What you should do:
Report how many lines hold the word "chart"; give nothing but the number.
________________
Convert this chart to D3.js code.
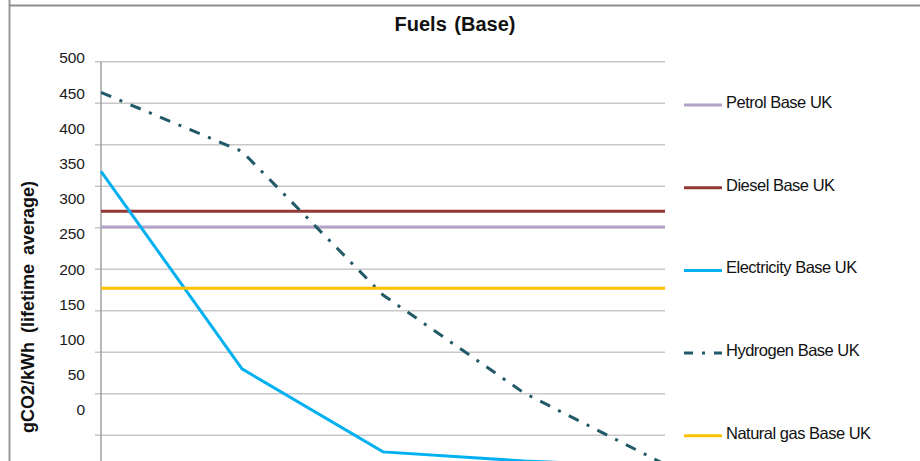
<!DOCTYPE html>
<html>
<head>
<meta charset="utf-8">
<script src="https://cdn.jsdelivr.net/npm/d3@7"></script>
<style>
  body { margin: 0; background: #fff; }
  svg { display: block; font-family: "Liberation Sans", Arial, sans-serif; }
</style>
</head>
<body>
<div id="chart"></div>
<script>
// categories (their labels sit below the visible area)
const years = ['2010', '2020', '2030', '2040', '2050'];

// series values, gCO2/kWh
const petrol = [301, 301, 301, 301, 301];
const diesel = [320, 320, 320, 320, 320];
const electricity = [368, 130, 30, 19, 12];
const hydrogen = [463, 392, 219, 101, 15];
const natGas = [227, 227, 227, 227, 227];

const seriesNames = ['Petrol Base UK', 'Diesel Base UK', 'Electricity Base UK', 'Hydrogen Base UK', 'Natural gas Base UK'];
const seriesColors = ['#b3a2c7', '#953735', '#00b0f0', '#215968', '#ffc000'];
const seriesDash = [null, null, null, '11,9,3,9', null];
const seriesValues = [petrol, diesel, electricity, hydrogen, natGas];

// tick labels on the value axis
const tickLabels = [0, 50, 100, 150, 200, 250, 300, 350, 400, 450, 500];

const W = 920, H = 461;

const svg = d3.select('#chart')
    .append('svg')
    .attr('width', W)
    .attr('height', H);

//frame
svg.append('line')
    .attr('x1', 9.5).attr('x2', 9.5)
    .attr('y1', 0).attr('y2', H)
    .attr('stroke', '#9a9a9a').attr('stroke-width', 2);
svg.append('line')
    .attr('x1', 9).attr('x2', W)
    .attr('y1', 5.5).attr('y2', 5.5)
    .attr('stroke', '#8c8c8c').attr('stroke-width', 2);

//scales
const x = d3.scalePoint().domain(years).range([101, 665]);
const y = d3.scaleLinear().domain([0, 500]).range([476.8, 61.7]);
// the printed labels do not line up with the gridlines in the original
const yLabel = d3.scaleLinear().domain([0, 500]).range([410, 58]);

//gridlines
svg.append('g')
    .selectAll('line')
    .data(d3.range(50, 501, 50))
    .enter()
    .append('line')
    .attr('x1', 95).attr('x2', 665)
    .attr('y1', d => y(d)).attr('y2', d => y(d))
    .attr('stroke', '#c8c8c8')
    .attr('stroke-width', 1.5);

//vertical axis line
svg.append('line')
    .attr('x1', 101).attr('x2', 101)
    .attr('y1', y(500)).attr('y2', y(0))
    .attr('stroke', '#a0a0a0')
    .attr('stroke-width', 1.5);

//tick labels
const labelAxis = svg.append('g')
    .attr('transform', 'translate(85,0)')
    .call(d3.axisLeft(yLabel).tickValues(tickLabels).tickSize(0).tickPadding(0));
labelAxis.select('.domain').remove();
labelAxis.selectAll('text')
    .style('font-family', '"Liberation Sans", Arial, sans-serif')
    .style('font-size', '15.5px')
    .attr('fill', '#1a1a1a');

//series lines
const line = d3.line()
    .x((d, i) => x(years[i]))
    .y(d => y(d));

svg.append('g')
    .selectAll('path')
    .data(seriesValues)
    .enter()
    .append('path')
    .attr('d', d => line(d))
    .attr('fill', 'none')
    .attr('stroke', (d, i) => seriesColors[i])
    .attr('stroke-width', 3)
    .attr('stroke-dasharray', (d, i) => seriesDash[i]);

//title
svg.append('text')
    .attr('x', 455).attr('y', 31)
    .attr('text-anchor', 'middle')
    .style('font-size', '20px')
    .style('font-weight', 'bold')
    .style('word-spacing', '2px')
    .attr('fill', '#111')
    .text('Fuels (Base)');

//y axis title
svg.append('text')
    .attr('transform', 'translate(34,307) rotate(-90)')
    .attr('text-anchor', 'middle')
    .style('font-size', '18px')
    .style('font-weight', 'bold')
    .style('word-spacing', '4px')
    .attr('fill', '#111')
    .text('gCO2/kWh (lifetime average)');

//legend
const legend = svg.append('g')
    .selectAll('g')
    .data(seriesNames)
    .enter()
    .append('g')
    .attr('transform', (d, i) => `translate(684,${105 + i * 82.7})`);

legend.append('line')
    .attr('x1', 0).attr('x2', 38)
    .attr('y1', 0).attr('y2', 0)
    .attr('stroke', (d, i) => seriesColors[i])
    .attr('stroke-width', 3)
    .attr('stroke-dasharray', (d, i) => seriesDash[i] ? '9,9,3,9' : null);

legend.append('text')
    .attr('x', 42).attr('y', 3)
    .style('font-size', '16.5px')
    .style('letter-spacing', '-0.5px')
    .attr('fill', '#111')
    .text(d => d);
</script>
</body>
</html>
________________
Solved exercise:
3